Senin (15/1) malam. Jarum jam menunjukkan tepat pukul 24.00 Wita. Suasana utama mandala Pura Dalem Desa Adat Kedonganan begitu tenang. Padahal, areal pura yang berada di pantai timur Kedonganan itu dipenuhi sekitar 600 orang yang terdiri atas siswa SMA 2 Kuta, para pemangku, pemuda serta krama Desa Adat Kedonganan. Mereka khusyuk mengikuti persembahyangan kedua kali dalam rangkaian Brata Siwa Ratri yang difasilitasi LPD Kedonganan dan Pasraman Citta Dharma Shanti Desa Adat Kedonganan.
“Ini persembahyangan kedua kali. Persembahyangan pertama sudah kami laksanakan sore tadi pukul 18.00 Wita sebagai pertanda dimulainya jagra,” kata Bendesa Adat Kedonganan, I Ketut Puja.
Persembahyangan ketiga dilaksanakan pukul 06.00 Wita. Ini sekaligus menutup rangkaian Brata Siwa Ratri.
Persembahyangan Siwa Ratri dipimpin Ida Pandita Mpu Jaya Wijayananda dari Griya Kutuh, Kuta. Brata Siwa Ratri yang mengambil tema “Melarapan Antuk Ngamargiang Brata Siwa Ratri, Ngiring Tincapang Sradha, Bhakti lan Kaweruhan ring Sajeroning Kahuripan” itu juga menghadirkan dua narasumber, yakni Ketua Parisada Hindu Dharma Indonesia (PHDI) Kabupaten Badung, I Gede Rudia Adi Putra dan Ketua PHDI Kecamatan Kuta, I Wayan Suci Wijaya.

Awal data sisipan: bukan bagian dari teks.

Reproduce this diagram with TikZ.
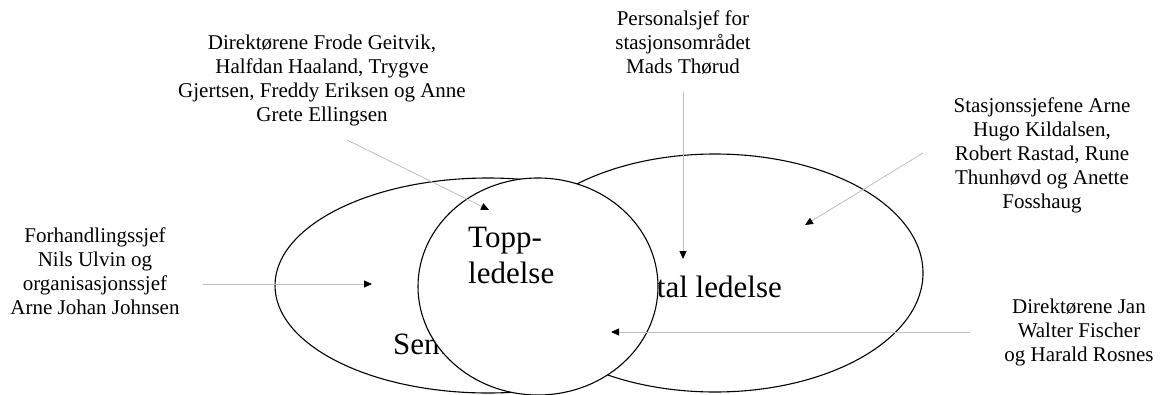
\documentclass[tikz,border=0pt]{standalone}
\usepackage{fontspec}
\setmainfont{Liberation Serif}
\usetikzlibrary{shapes.geometric,arrows.meta}
% centred and left-aligned line stacks whose baseline is the first line
\newcommand\stackc[1]{\begin{tabular}[t]{@{}c@{}}#1\end{tabular}}
\newcommand\stackl[1]{\begin{tabular}[t]{@{}l@{}}#1\end{tabular}}
\begin{document}
\begin{tikzpicture}[x=1pt,y=-1pt,
  zone/.style={ellipse, draw=black, line width=1.1pt, fill=white, inner sep=0pt},
  note/.style={anchor=base, inner sep=0pt, font=\fontsize{21}{24}\selectfont},
  big/.style={inner sep=0pt, font=\fontsize{31}{36}\selectfont},
  conn/.style={draw=black!25, line width=0.8pt, -{Triangle[length=8pt,width=7pt,color=black]}}]

\fill[white] (0,0) rectangle (1163,394);
\useasboundingbox (0,0) rectangle (1163,394);

% management zones
\node[zone, minimum width=426pt, minimum height=215pt] (sentral) at (488,285.5) {};
\node[big, anchor=base west] (sentraltxt) at (393,354) {Sentral ledelse};
\node[zone, minimum width=416pt, minimum height=238pt] (horis) at (715,273) {};
\node[big, anchor=base east] (horistxt) at (782,297) {Horisontal ledelse};
\node[zone, minimum width=240pt, minimum height=217pt] (topp) at (538,286.5) {};
\node[big, anchor=base west] (topptxt) at (468,247) {\stackl{Topp-\\[0pt]ledelse}};

% people
\node[note] (forh) at (95,242) {\stackc{Forhandlingssjef\\Nils Ulvin og\\organisasjonssjef\\Arne Johan Johnsen}};
\node[note] (dirA) at (322,49) {\stackc{Direktørene Frode Geitvik,\\Halfdan Haaland, Trygve\\Gjertsen, Freddy Eriksen og Anne\\Grete Ellingsen}};
\node[note] (pers) at (683,25) {\stackc{Personalsjef for\\stasjonsområdet\\Mads Thørud}};
\node[note] (stas) at (1042,112) {\stackc{Stasjonssjefene Arne\\Hugo Kildalsen,\\Robert Rastad, Rune\\Thunhøvd og Anette\\Fosshaug}};
\node[note] (dirB) at (1079,313) {\stackc{Direktørene Jan\\Walter Fischer\\og Harald Rosnes}};

% pointer ends
\coordinate (forhT) at (203,284);  \coordinate (forhH) at (372,284);
\coordinate (dirAT) at (347,140);  \coordinate (dirAH) at (489,210);
\coordinate (persT) at (683,92);   \coordinate (persH) at (683,259);
\coordinate (stasT) at (923,153);  \coordinate (stasH) at (805,225);
\coordinate (dirBT) at (970,332);  \coordinate (dirBH) at (611,332);

\draw[conn] (forhT) -- (forhH);
\draw[conn] (dirAT) -- (dirAH);
\draw[conn] (persT) -- (persH);
\draw[conn] (stasT) -- (stasH);
\draw[conn] (dirBT) -- (dirBH);
\end{tikzpicture}
\end{document}
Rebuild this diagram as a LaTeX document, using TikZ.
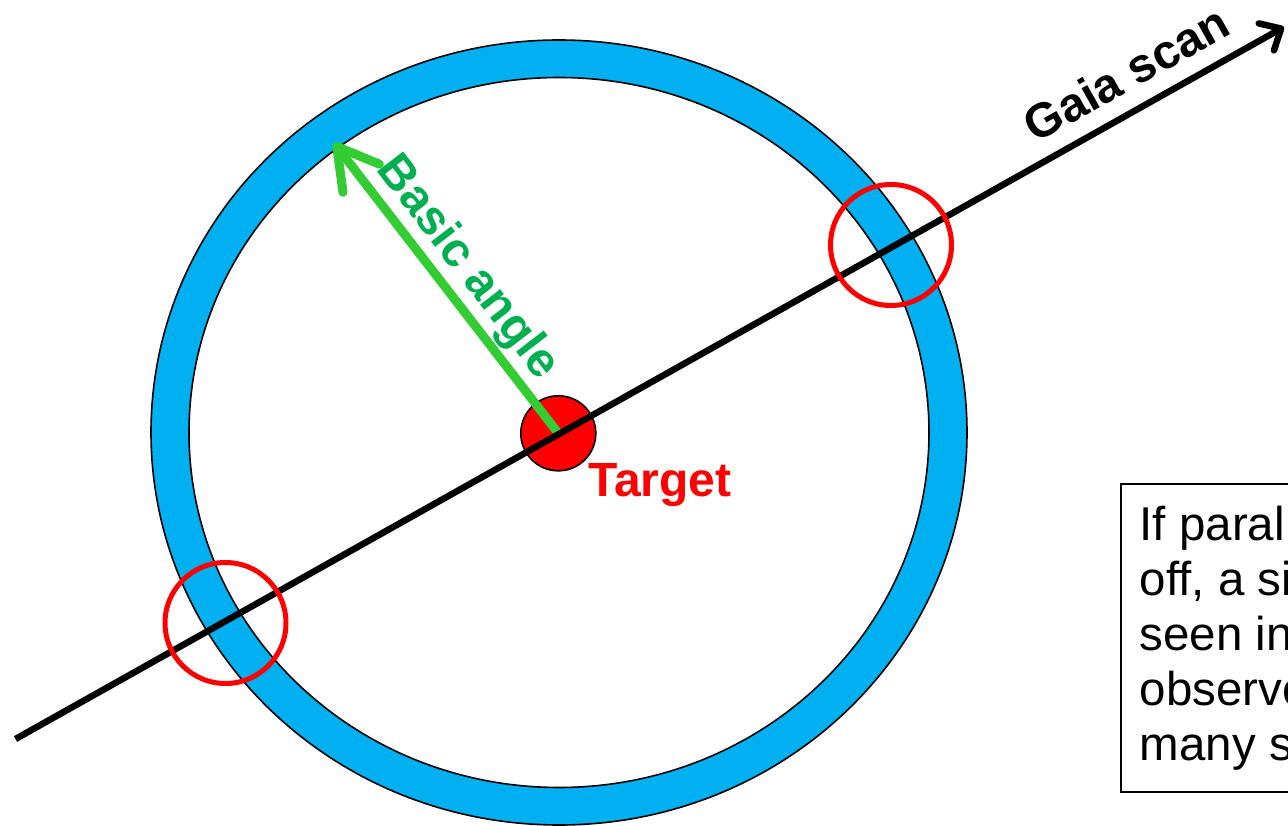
\documentclass[tikz,border=0pt]{standalone}
\usepackage{fontspec}
\setmainfont{Liberation Sans}
\usetikzlibrary{arrows.meta,calc}
\definecolor{ringblue}{RGB}{0,176,240}
\definecolor{arrowgreen}{RGB}{51,204,51}
\definecolor{labelgreen}{RGB}{0,176,80}
\definecolor{pured}{RGB}{255,0,0}
\tikzset{
  lbl/.style={font=\fontsize{48}{55}\selectfont\bfseries, inner sep=0pt},
  ringstyle/.style={draw=black, line width=1.6pt, fill=ringblue, even odd rule},
  targetdot/.style={circle, draw=black, line width=1.6pt, fill=pured, minimum size=75pt, inner sep=0pt},
  hitring/.style={circle, draw=pured, line width=5pt, minimum size=121pt, inner sep=0pt},
  scanline/.style={line width=6.5pt, -{Straight Barb[length=17pt,width=31pt,round]}},
  basearrow/.style={draw=arrowgreen, line width=9pt, -{Straight Barb[length=40pt,width=46pt,round]}},
  notebox/.style={draw=black, line width=1.5pt, anchor=north west, align=left, inner xsep=19pt, inner ysep=22pt, font=\fontsize{47.5}{55}\selectfont}
}
\begin{document}
\begin{tikzpicture}[x=1pt,y=-1pt]
\clip (0,0) rectangle (1288,826);
\fill[white] (0,0) rectangle (1288,826);
% ring
\coordinate (c) at (559,432.5);
\path[ringstyle] (c) ellipse [x radius=408pt, y radius=392.5pt]
                 (c) ellipse [x radius=370pt, y radius=355pt];
% target
\node[targetdot] (tgt) at (558.3,433.3) {};
% basic angle arrow
\coordinate (batip) at (334,143);
\draw[basearrow] (tgt.center) -- (batip);
% Gaia scan line
\coordinate (gs) at (15.5,739);
\coordinate (ge) at (1284,27);
\draw[scanline] (gs) -- (ge);
% crossing markers
\node[hitring] (hitR) at (891,245) {};
\node[hitring] (hitL) at (225.5,623) {};
% labels
\node[lbl, rotate=29.3] (gaialbl) at (1126,73.5) {Gaia scan};
\node[lbl, text=labelgreen, rotate=-52.4] (balbl) at (467,268) {Basic angle};
\node[lbl, text=pured, anchor=base] (tlbl) at (660,496) {Target};
% note box
\node[notebox] (note) at (1120,483) {If paral\\off, a si\\seen in\\observe\\many s};
\end{tikzpicture}
\end{document}
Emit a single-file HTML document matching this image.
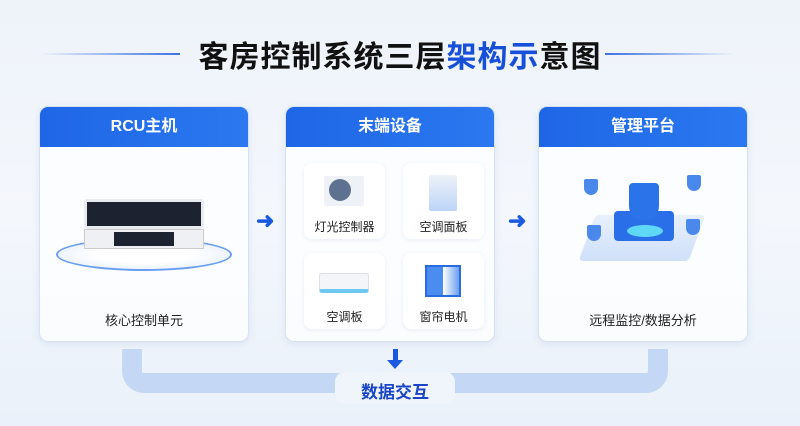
<!DOCTYPE html>
<html><head><meta charset="utf-8"><style>
*{margin:0;padding:0;box-sizing:border-box}
body{width:800px;height:426px;overflow:hidden;background:linear-gradient(180deg,#eef3fa 0%,#f4f7fc 50%,#eaf1fa 100%);font-family:"Liberation Sans","Noto Sans CJK SC",sans-serif;position:relative}
.abs{position:absolute}
.title{left:0;width:800px;top:32px;text-align:center;font-size:30px;font-weight:bold;color:#111;letter-spacing:1px}
.title span{color:#1750d8}
.card{width:210px;height:236px;top:106px;background:rgba(255,255,255,.75);border:1px solid #d6e2f3;border-radius:9px;overflow:hidden;box-shadow:0 2px 8px rgba(80,120,200,.12)}
.hd{height:40px;background:linear-gradient(90deg,#1e66e6,#2b78f0);color:#fff;font-weight:bold;font-size:16px;text-align:center;line-height:40px}
.lab{position:absolute;left:0;width:100%;text-align:center;font-size:13px;color:#222}
.sub{position:absolute;width:81px;height:76px;background:#fff;border-radius:8px;box-shadow:0 1px 4px rgba(80,120,200,.12)}
.sub .lab{top:55px;font-size:12px}
.arr{color:#1a5ae0;font-size:22px;font-weight:bold}
.sh{position:absolute;width:14px;height:16px;background:#4a88ec;border-radius:2px 2px 7px 7px}
</style></head><body>
<div class="abs" style="left:40px;top:53px;width:140px;height:2px;background:linear-gradient(90deg,transparent,#3a72e0)"></div>
<div class="abs" style="left:605px;top:53px;width:130px;height:2px;background:linear-gradient(90deg,#3a72e0,transparent)"></div>
<div class="abs title">客房控制系统三层<span>架构示</span>意图</div>

<!-- bracket -->
<div class="abs" style="left:122px;top:349px;width:546px;height:44px;border:20px solid #c4d8f6;border-top:none;border-radius:0 0 22px 22px"></div>
<div class="abs" style="left:335px;top:372px;width:120px;height:32px;background:#f0f5fc;border-radius:10px"></div>
<div class="abs" style="left:0;width:790px;top:378px;text-align:center;font-size:17px;font-weight:bold;color:#1a45c8">数据交互</div>
<div class="abs" style="left:393px;top:349px;width:5px;height:12px;background:#1a5ae0"></div>
<div class="abs" style="left:387px;top:360px;width:0;height:0;border-left:8px solid transparent;border-right:8px solid transparent;border-top:9px solid #1a5ae0"></div>

<div class="abs card" style="left:39px">
 <div class="hd">RCU主机</div>
 <div class="abs" style="left:16px;top:131px;width:176px;height:33px;border-radius:50%;border:2px solid #6a9ef0;background:radial-gradient(ellipse,#fff 40%,#dde9fb)"></div>
 <div class="abs" style="left:44px;top:92px;width:120px;height:30px;background:#1c2230;border:3px solid #e8ebf0;border-radius:3px"></div>
 <div class="abs" style="left:44px;top:122px;width:120px;height:20px;background:#eef0f3;border:1px solid #ccc"></div>
 <div class="abs" style="left:74px;top:125px;width:60px;height:14px;background:#1c2230"></div>
 <div class="lab" style="top:203px">核心控制单元</div>
</div>

<div class="abs arr" style="left:256px;top:208px">➜</div>

<div class="abs card" style="left:285px">
 <div class="hd">末端设备</div>
 <div class="sub" style="left:18px;top:56px"><div class="abs" style="left:20px;top:13px;width:40px;height:30px;background:#eef1f5;border-radius:2px"></div><div class="abs" style="left:25px;top:16px;width:22px;height:22px;border-radius:50%;background:#5d7291"></div><div class="lab">灯光控制器</div></div>
 <div class="sub" style="left:117px;top:56px"><div class="abs" style="left:26px;top:12px;width:28px;height:36px;background:linear-gradient(#eef2f8,#bcd4f8);border-radius:2px"></div><div class="lab">空调面板</div></div>
 <div class="sub" style="left:18px;top:146px"><div class="abs" style="left:15px;top:20px;width:50px;height:20px;background:#f3f5f8;border:1px solid #dde;border-bottom:4px solid #6ec8f0;border-radius:3px"></div><div class="lab">空调板</div></div>
 <div class="sub" style="left:117px;top:146px"><div class="abs" style="left:22px;top:12px;width:36px;height:32px;border:2px solid #2a6ce0;background:linear-gradient(90deg,#4a8cf0 50%,#fff 50%,#6aa0f0)"></div><div class="lab">窗帘电机</div></div>
</div>

<div class="abs arr" style="left:508px;top:208px">➜</div>

<div class="abs card" style="left:538px">
 <div class="hd">管理平台</div>
 <div class="abs" style="left:48px;top:108px;width:110px;height:46px;transform:skewX(-20deg);background:linear-gradient(#e8f0fc,#cfe0fa);border-radius:4px"></div>
 <div class="abs" style="left:75px;top:104px;width:60px;height:30px;background:#2a6ee8;border-radius:4px"></div>
 <div class="abs" style="left:88px;top:118px;width:36px;height:12px;border-radius:50%;background:#5fd8f8"></div>
 <div class="abs" style="left:90px;top:76px;width:30px;height:38px;background:#2a73e8;border-radius:4px 4px 15px 15px"></div>
 <div class="sh" style="left:45px;top:72px"></div>
 <div class="sh" style="left:148px;top:68px"></div>
 <div class="sh" style="left:48px;top:118px"></div>
 <div class="sh" style="left:147px;top:112px"></div>
 <div class="lab" style="top:203px">远程监控/数据分析</div>
</div>
</body></html>
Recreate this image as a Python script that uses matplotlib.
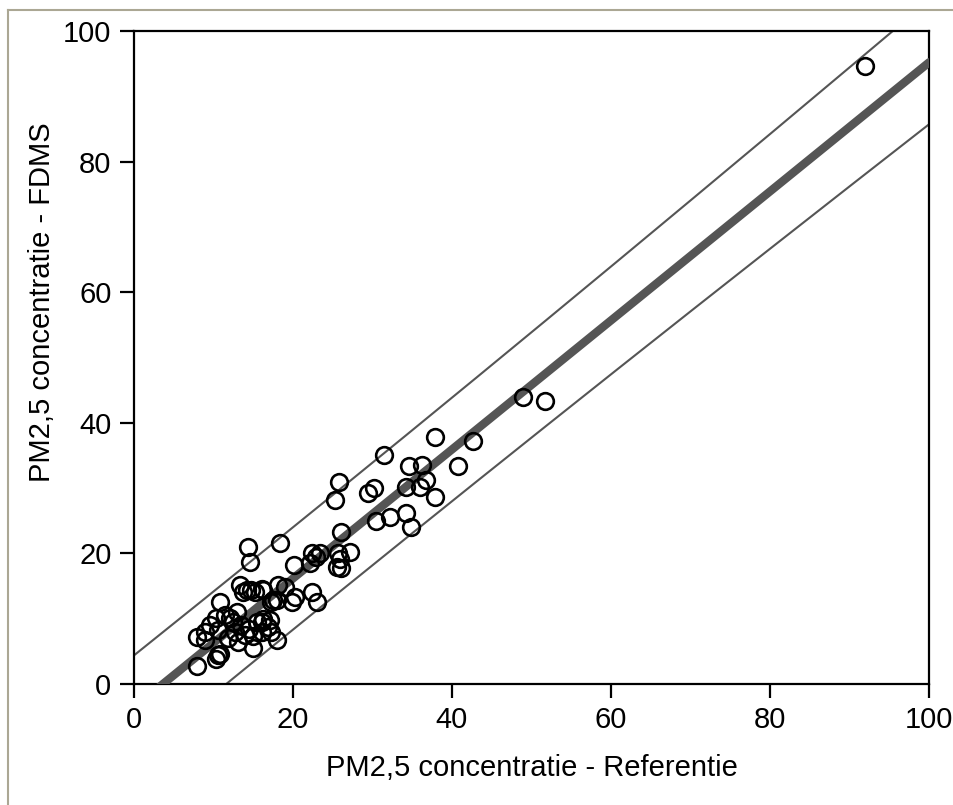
import numpy as np
import matplotlib
matplotlib.use("Agg")
import matplotlib.pyplot as plt
from matplotlib.lines import Line2D

referentie = [
    91.9, 48.9, 51.7, 42.7, 37.9, 40.8, 36.2, 34.6, 31.5, 25.8,
    25.3, 29.4, 30.2, 34.2, 36.0, 36.7, 37.9, 30.5, 32.2, 34.2,
    34.9, 26.1, 27.2, 25.7, 25.5, 26.1, 23.4, 22.4, 22.2, 20.1,
    18.4, 14.4, 14.6, 20.3, 22.4, 23.0, 19.9, 18.2, 17.5, 18.0,
    15.5, 16.9, 22.9, 25.9, 14.2, 15.2, 16.1, 16.2,
    10.8, 7.9, 9.6, 10.4, 11.5, 12.1, 10.6, 12.7, 13.1, 14.0,
    10.6, 10.4, 7.9, 13.4, 13.8, 14.8, 16.3, 17.3, 19.0, 16.1,
    17.1, 16.1, 17.3, 18.0, 15.0, 9.0, 9.0, 13.5, 14.5, 12.5,
    13.0, 11.8, 15.0, 10.8,
]
fdms = [
    94.7, 44.0, 43.3, 37.2, 37.9, 33.4, 33.5, 33.4, 35.1, 31.0,
    28.2, 29.3, 30.1, 30.2, 30.2, 31.3, 28.6, 24.9, 25.6, 26.2,
    24.1, 23.3, 20.3, 20.0, 18.0, 17.7, 20.0, 20.0, 18.5, 18.2,
    21.6, 21.0, 18.7, 13.4, 14.1, 12.6, 12.6, 15.2, 12.9, 12.9,
    9.5, 8.8, 19.5, 19.2, 14.4, 14.1, 14.6, 10.0,
    12.6, 7.2, 9.0, 10.1, 10.6, 10.1, 8.3, 8.0, 6.5, 7.5,
    4.4, 3.9, 2.7, 15.2, 14.1, 14.4, 14.4, 12.6, 14.9, 9.5,
    9.8, 8.0, 8.0, 6.7, 5.5, 8.0, 6.8, 9.0, 8.5, 9.5,
    11.0, 7.0, 7.3, 4.6,
]

x = np.array(referentie)
y = np.array(fdms)

# Lineaire regressie met 95% voorspellingsinterval
slope, intercept = np.polyfit(x, y, 1)
n = len(x)
res = y - (slope * x + intercept)
s = np.sqrt(np.sum(res ** 2) / (n - 2))
sxx = np.sum((x - x.mean()) ** 2)
t_val = 1.99

xs = np.linspace(0, 100, 400)
fit = slope * xs + intercept
half = t_val * s * np.sqrt(1 + 1 / n + (xs - x.mean()) ** 2 / sxx)

plt.rcParams['font.family'] = ['Liberation Sans', 'DejaVu Sans']

fig = plt.figure(figsize=(9.54, 8.05), dpi=100)
ax = fig.add_axes([0.1401, 0.1503, 0.9741 - 0.1401, 0.9611 - 0.1503])

ax.plot(xs, fit + half, color='#555555', lw=1.5, zorder=2)
ax.plot(xs, fit - half, color='#555555', lw=1.5, zorder=2)
ax.plot(xs, fit, color='#555555', lw=6, solid_capstyle='round', zorder=3)
ax.plot(x, y, 'o', mfc='none', mec='black', ms=12, mew=1.9, zorder=4)

ax.set_xlim(0, 100)
ax.set_ylim(0, 100)
ax.set_xticks(range(0, 101, 20))
ax.set_yticks(range(0, 101, 20))
for sp in ax.spines.values():
    sp.set_linewidth(1.6)
ax.tick_params(direction='out', length=10, width=1.6, labelsize=21, pad=6)

ax.set_xlabel('PM2,5 concentratie - Referentie', fontsize=21, labelpad=14)
ax.set_ylabel('PM2,5 concentratie - FDMS', fontsize=21)
ax.yaxis.set_label_coords(-0.097, 0.585)

# Kader rond de figuur (boven en links)
kader = '#aba794'
fig.add_artist(Line2D([8.5 / 954, 1], [1 - 10 / 805, 1 - 10 / 805],
                      color=kader, lw=1.5, transform=fig.transFigure))
fig.add_artist(Line2D([8.5 / 954, 8.5 / 954], [0, 1 - 10 / 805],
                      color=kader, lw=1.5, transform=fig.transFigure))

fig.savefig('out.png', dpi=100)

Ketua Pasraman Citta Dharma Shanti Desa Adat Kedonganan, I Ketut Madra mengungkapkan pelaksanaan Brata Siwa Ratri di Desa Adat Kedonganan menjadi salah satu program awal Pasraman Citta Dharma Shanti. Karena itu, pelaksanaan Brata Siwa Ratri ini juga sekaligus dimanfaatkan sebagai media sosialisasi keberadaan Pasraman Citta Dharma Shanti sebagai lembaga khusus pendidikan adat, budaya dan agama Hindu di Desa Adat Kedonganan.
“Pasraman ini akan menjadi pusat aktivitas budaya, pendidikan, spiritual, bahkan ekonomi kreatif bagi krama Desa Adat Kedonganan, khususnya anak-anak dan para pemuda,” kata Madra.
Berkaitan dengan perayaan Brata Siwa Ratri, Madra mengajak para peserta menyelami makna terdalam perayaan Siwa Ratri. Menurutnya, Siwa Ratri bukan sekadar begadang semalam suntuk. Kata Madra, jagraatau begadang semalam suntuk merupakan simbol keterjagaan atau kesadaran atas jati diri. Memuja Siwa saat Siwa Ratri merupakan perjuangan untuk menjadi manusia terjaga.
“Dalam konteks kekinian, jagra Siwa Ratri mengajak kita untuk terus berjuang melawan lupa. Kita sering lupa asal mula kita, kita juga kerap lupa jati diri kita. Melalui jagra, kita diajak untuk senantiasa sadar, terjaga,” kata Madra.
Agar bisa senantiasa terjaga atau sadar, manusia harus melawan kegelapan dalam diri dengan terus belajar. Untuk tujuan itu pula, Desa Adat Kedonganan mendirikan Pasraman Citta Dharma Shanti.
“Mari merawat kesadaran dan keterjagaan dalam mengarungi hidup dan kehidupan bersama Pasraman Citta Dharma Shanti,” tandas Madra. (b.)